Jon Juaristi: Visigodos
Lo prudente habría sido echar catorce cerrojos al sepulcro de Franco
Me expulsaron de la Universidad de Deusto, hace casi medio siglo, por reventarle una clase a Fray Justo Pérez de Urbel, primer abad mitrado del Valle de los Caídos. A Fray Justo le han quitado hace unos meses la calle que tenía en Burgos y que ahora es del Orfeón Burgalés, para que todo quede en casa. Es innegable que el pequeño y enteco benedictino fue franquista hasta las cachas. Como medievalista, los he conocido mejores, pero era el último providencialista que quedaba en una universidad casi tomada por el materialismo histórico, que es una forma secularizada de providencialismo.
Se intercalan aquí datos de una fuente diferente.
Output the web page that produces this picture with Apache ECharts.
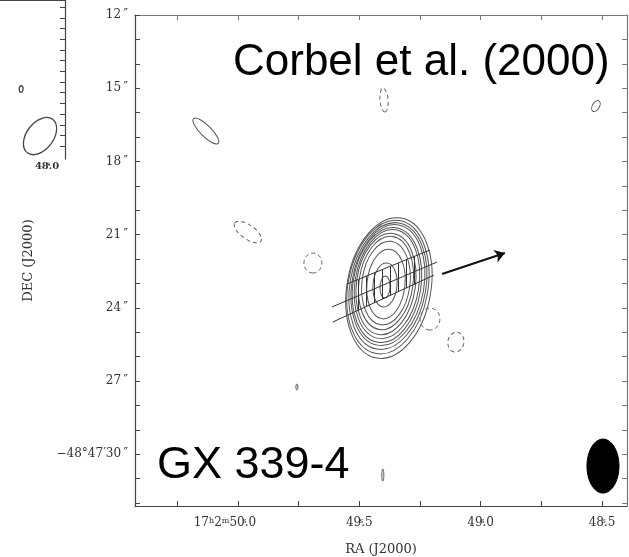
<!DOCTYPE html>
<html>
<head>
<meta charset="utf-8">
<title>GX 339-4</title>
<script src="https://cdn.jsdelivr.net/npm/echarts@6.0.0/dist/echarts.min.js"></script>
<style>
  html, body { margin: 0; padding: 0; background: #fff; }
  #chart { width: 629px; height: 557px; }
</style>
</head>
<body>
<div id="chart"></div>
<script>
// RA in seconds past 17h02m, Dec in arcsec past -48d47m
const raRange = [48.397, 50.424];
const decRange = [12, 32.12];

const xTickValues = [48.5, 48.75, 49.0, 49.25, 49.5, 49.75, 50.0, 50.25];
const xLabelValues = [48.5, 49.0, 49.5, 50.0];
// rich-text markup: n = normal, s = superscript, z = superscript sitting over the decimal point
const xLabelTexts = [
  "{n|48}{z|s}{n|.5}",
  "{n|49}{z|s}{n|.0}",
  "{n|49}{z|s}{n|.5}",
  "{n|17}{s|h}{n|2}{s|m}{n|50}{z|s}{n|.0}{p|}"
];

const yTickValues = [12, 13, 14, 15, 16, 17, 18, 19, 20, 21, 22, 23, 24, 25, 26, 27, 28, 29, 30, 31, 32];
const yLabelValues = [12, 15, 18, 21, 24, 27, 30];
const yLabelTexts = ["12\u2009″", "15\u2009″", "18\u2009″", "21\u2009″", "24\u2009″", "27\u2009″", "−48°47′30\u2009″"];

// contours: [ra, dec, semi-major ("), semi-minor ("), angle of major axis (deg, ccw)]
const sourceContours = [
  [49.378, 23.189, 2.910, 1.721, 80],
  [49.382, 23.148, 2.766, 1.639, 80],
  [49.382, 23.107, 2.623, 1.557, 80],
  [49.382, 23.066, 2.500, 1.475, 80],
  [49.386, 23.066, 2.377, 1.393, 81],
  [49.386, 23.025, 2.254, 1.311, 81],
  [49.390, 23.025, 2.090, 1.209, 82],
  [49.390, 22.984, 1.926, 1.107, 82],
  [49.390, 22.984, 1.721, 0.984, 83],
  [49.390, 23.025, 1.434, 0.779, 84],
  [49.394, 23.066, 0.902, 0.492, 85],
  [49.394, 23.148, 0.451, 0.205, 88]
];

const positiveBlobs = [
  [50.132, 16.754, 0.717, 0.225, -45],
  [48.525, 15.730, 0.246, 0.143, 60],
  [49.757, 27.246, 0.123, 0.041, 90],
  [49.403, 30.852, 0.246, 0.041, 90]
];

const negativeContours = [
  [49.959, 20.893, 0.656, 0.287, -35],
  [49.691, 22.164, 0.410, 0.369, 90],
  [49.209, 24.459, 0.451, 0.410, 90],
  [49.102, 25.402, 0.410, 0.328, 80],
  [49.398, 15.484, 0.492, 0.164, 95]
];

const beam = [[48.496, 30.484, 1.107, 0.656, 90]];

// hatched lines across the core
const hatchLines = [
  [[49.551, 23.025], [49.209, 21.631]],
  [[49.613, 23.967], [49.180, 22.123]],
  [[49.609, 24.582], [49.192, 22.656]],
  [[49.506, 22.840], [49.506, 24.107]],
  [[49.473, 22.705], [49.473, 23.955]],
  [[49.440, 22.570], [49.440, 23.803]],
  [[49.407, 22.439], [49.407, 23.652]],
  [[49.374, 22.303], [49.374, 23.496]],
  [[49.341, 22.168], [49.341, 23.344]],
  [[49.308, 22.033], [49.308, 23.193]],
  [[49.275, 21.898], [49.275, 23.041]]
];

const motionArrow = [[[49.159, 22.615], [48.900, 21.754]]];

// left inset (cropped neighbouring panel)
const insetRange = [47.944, 48.147];
const insetDecRange = [0, 7.43];
const insetXTicks = [48.0, 48.1];
const insetYTicks = [0.33, 0.83, 1.33, 1.83, 2.33, 2.83, 3.33, 3.83, 4.33, 4.83, 5.33, 5.83, 6.33, 6.83];
const insetContours = [
  [48.022, 6.36, 0.98, 0.63, 53],
  [48.081, 4.16, 0.16, 0.09, 90]
];

const serif = "DejaVu Serif";
const axisColor = "#444";

function ellipseRenderer(style) {
  return function (params, api) {
    const c = api.coord([api.value(0), api.value(1)]);
    const a = Math.abs(api.size([0, api.value(2)])[1]);
    const b = Math.abs(api.size([0, api.value(3)])[1]);
    return {
      type: "ellipse",
      x: c[0],
      y: c[1],
      rotation: api.value(4) * Math.PI / 180,
      shape: { cx: 0, cy: 0, rx: a, ry: b },
      style: style
    };
  };
}

function labelFor(values, texts) {
  return function (v) {
    for (let i = 0; i < values.length; i++) {
      if (Math.abs(values[i] - v) < 1e-6) return texts[i];
    }
    return "";
  };
}

function sexaRich(size, weight) {
  return {
    n: { fontFamily: serif, fontSize: size, fontWeight: weight, color: "#333" },
    s: { fontFamily: serif, fontSize: size - 4, fontWeight: weight, color: "#333", verticalAlign: "top" },
    z: { fontFamily: serif, fontSize: size - 4, fontWeight: weight, color: "#333", verticalAlign: "top", width: 0 },
    p: { width: 26 }
  };
}

const chart = echarts.init(document.getElementById("chart"));

const option = {
  animation: false,
  backgroundColor: "#fff",
  grid: [
    { left: 135, top: 15, right: 2, bottom: 51, outerBoundsMode: "none" },
    { left: 0, top: 0, width: 65, height: 159, outerBoundsMode: "none" }
  ],
  xAxis: [
    {
      type: "value", gridIndex: 0, position: "bottom",
      min: raRange[0], max: raRange[1], inverse: true,
      axisLine: { show: true, lineStyle: { color: axisColor, width: 1.2 } },
      axisTick: { show: true, inside: true, length: 5, customValues: xTickValues, lineStyle: { color: axisColor } },
      axisLabel: {
        customValues: xLabelValues,
        margin: 11,
        formatter: labelFor(xLabelValues, xLabelTexts),
        rich: sexaRich(12, "normal")
      },
      splitLine: { show: false },
      name: "RA (J2000)", nameLocation: "middle", nameGap: 37,
      nameTextStyle: { fontFamily: serif, fontSize: 13, color: "#333" }
    },
    {
      type: "value", gridIndex: 0, position: "top",
      min: raRange[0], max: raRange[1], inverse: true,
      axisLine: { show: true, lineStyle: { color: "#777", width: 1.2 } },
      axisTick: { show: true, inside: true, length: 5, customValues: xTickValues, lineStyle: { color: "#777" } },
      axisLabel: { show: false },
      splitLine: { show: false }
    },
    {
      type: "value", gridIndex: 1, position: "bottom",
      min: insetRange[0], max: insetRange[1], inverse: true,
      axisLine: { show: true, lineStyle: { color: axisColor, width: 1.2 } },
      axisTick: { show: true, inside: true, length: 5, customValues: insetXTicks, lineStyle: { color: axisColor } },
      axisLabel: {
        customValues: [48.0], margin: 2,
        formatter: function () { return "{n|48}{z|s}{n|.0}"; },
        rich: sexaRich(10, "bold")
      },
      splitLine: { show: false }
    }
  ],
  yAxis: [
    {
      type: "value", gridIndex: 0, position: "left",
      min: decRange[0], max: decRange[1], inverse: true,
      axisLine: { show: true, lineStyle: { color: axisColor, width: 1.2 } },
      axisTick: { show: true, inside: true, length: 5, customValues: yTickValues, lineStyle: { color: axisColor } },
      axisLabel: {
        customValues: yLabelValues,
        margin: 7,
        formatter: labelFor(yLabelValues, yLabelTexts),
        fontFamily: serif, fontSize: 12, color: "#333"
      },
      splitLine: { show: false },
      name: "DEC (J2000)", nameLocation: "middle", nameGap: 100, nameRotate: 90,
      nameTextStyle: { fontFamily: serif, fontSize: 13, color: "#333" }
    },
    {
      type: "value", gridIndex: 0, position: "right",
      min: decRange[0], max: decRange[1], inverse: true,
      axisLine: { show: true, lineStyle: { color: "#777", width: 1.2 } },
      axisTick: { show: true, inside: true, length: 5, customValues: yTickValues, lineStyle: { color: "#777" } },
      axisLabel: { show: false },
      splitLine: { show: false }
    },
    {
      type: "value", gridIndex: 1, position: "right",
      min: insetDecRange[0], max: insetDecRange[1], inverse: true,
      axisLine: { show: true, lineStyle: { color: axisColor, width: 1.2 } },
      axisTick: { show: true, inside: true, length: 5, customValues: insetYTicks, lineStyle: { color: axisColor } },
      axisLabel: { show: false },
      splitLine: { show: false }
    }
  ],
  series: [
    {
      name: "source", type: "custom", xAxisIndex: 0, yAxisIndex: 0,
      data: sourceContours, encode: { x: 0, y: 1 },
      renderItem: ellipseRenderer({ fill: "none", stroke: "#555", lineWidth: 1 })
    },
    {
      name: "positive", type: "custom", xAxisIndex: 0, yAxisIndex: 0,
      data: positiveBlobs, encode: { x: 0, y: 1 },
      renderItem: ellipseRenderer({ fill: "none", stroke: "#555", lineWidth: 1 })
    },
    {
      name: "negative", type: "custom", xAxisIndex: 0, yAxisIndex: 0,
      data: negativeContours, encode: { x: 0, y: 1 },
      renderItem: ellipseRenderer({ fill: "none", stroke: "#666", lineWidth: 1, lineDash: [4, 3] })
    },
    {
      name: "beam", type: "custom", xAxisIndex: 0, yAxisIndex: 0,
      data: beam, encode: { x: 0, y: 1 },
      renderItem: ellipseRenderer({ fill: "#000", stroke: "#000", lineWidth: 1 })
    },
    {
      name: "hatch", type: "lines", coordinateSystem: "cartesian2d", xAxisIndex: 0, yAxisIndex: 0,
      data: hatchLines.map(function (c) { return { coords: c }; }),
      symbol: ["none", "none"],
      lineStyle: { color: "#333", width: 1, opacity: 1 }
    },
    {
      name: "motion", type: "lines", coordinateSystem: "cartesian2d", xAxisIndex: 0, yAxisIndex: 0,
      data: motionArrow.map(function (c) { return { coords: c }; }),
      symbol: ["none", "arrow"], symbolSize: 10,
      lineStyle: { color: "#111", width: 2, opacity: 1 }
    },
    {
      name: "inset", type: "custom", xAxisIndex: 2, yAxisIndex: 2,
      data: insetContours, encode: { x: 0, y: 1 },
      renderItem: ellipseRenderer({ fill: "none", stroke: "#444", lineWidth: 1.3 })
    }
  ],
  graphic: [
    {
      type: "text", left: 233, top: 41,
      style: { text: "Corbel et al. (2000)", fontFamily: "Liberation Sans", fontSize: 44, fill: "#000" }
    },
    {
      type: "text", left: 157, top: 443,
      style: { text: "GX 339-4", fontFamily: "Liberation Sans", fontSize: 45, fill: "#000" }
    }
  ]
};

chart.setOption(option);
</script>
</body>
</html>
Yo creo que Fray Justo, capellán de la Sección Femenina de Falange, director de la revista infantil Flechas y Pelayos y censor de tebeos, fue el que convenció a Franco de que debía adoptar el título de Dux Hispaniae Gratia Dei, Caudillo de España por la Gracia de Dios, que es el mismo que llevaron Leovigildo y Recaredo. En el Burgos de la guerra civil sonaba a restauración medieval. Una década después, cuando Fuhrers y Duces se habían disuelto en la Nada, parecía de personaje de tebeo, como el Guerrero del Antifaz o el Defensor de la Cruz, que era un centurión romano con burka. Ocultaba su rostro tras un velo de odalisca porque se había convertido al cristianismo y sacaba a los suyos de la cárcel Mamertina por un túnel que comunicaba con las catacumbas. Luis Alberto de Cuenca me corregirá si me equivoco, pero tengo oído que a este Defensor de la Cruz lo inspiró o diseñó Fray Justo, para quien trabajó de negro Carlos Luis Álvarez, Cándido.
Los jesuitas llevaban a Fray Justo a la Universidad de Deusto, curso tras curso, a enseñar Historia Medieval. Allí nos explicaba que Castilla nació como entidad política gracias a diversos cultos sepulcrales: a Fernan González en San Pedro de Arlanza, a Sancho II en Oña y al Cid en Cardeña. Posiblemente fuera también Fray Justo quien tuvo la feliz idea de montar un nuevo culto sepulcral con Franco en Cuelgamuros. La de la necrópolis no fue suya. Procede de un proyecto asimismo visigótico del marqués de Cerralbo, que propuso en 1889 levantar una pirámide coronada por una gran cruz como monumento al III Concilio de Toledo y a los combatientes carlistas. Se abrió una suscripción popular, pero los tradicionalistas, terriblemente deprimidos por la escisión de Nocedal, no respondieron como el marqués esperaba. Los vencedores de la última guerra civil hasta el momento recuperaron el proyecto cincuenta años después.
En definitiva, se trataba de volver a la Edad Media, cuanto más lejana mejor, a los buenos tiempos de Leovigildo y Recaredo, de San Isidoro y San Leandro. Nada ilustra mejor el fracaso del intento que la fantasmal visión de la basílica, allá en el quinto pino, desde la carretera de Guadarrama. Ni culto sepulcral ni gaitas escocesas, pero sí un testimonio histórico, de primera magnitud, con su Franco dentro, de la inanidad de las ambiciones humanas. Esta izquierda palurda y estúpida, que no ha leído a Fray Justo pero que flipa con Juego de Tronos, quiere cargarse el invento porque teme un apocalipsis zombie, que es la única forma en que se representa el fin de la historia, con los Caminantes Blancos vistiendo viejas camisas azules hechas jirones de Velasco y con Franco en el papel de Rey de la Noche. Y puede que lo consigan, puede que consigan que los restos de Franco se lleven por delante lo que queda de España. Joaquín Costa pedía echar siete llaves al sepulcro del Cid, a pesar de que ya no quedaba del Cid ni el recuerdo. Lo prudente habría sido ponerle catorce al del último Visigodo, y no sacarlo a pasear, pero a los socialistas les van las guerras de religión. Como a Fray Justo, por cierto.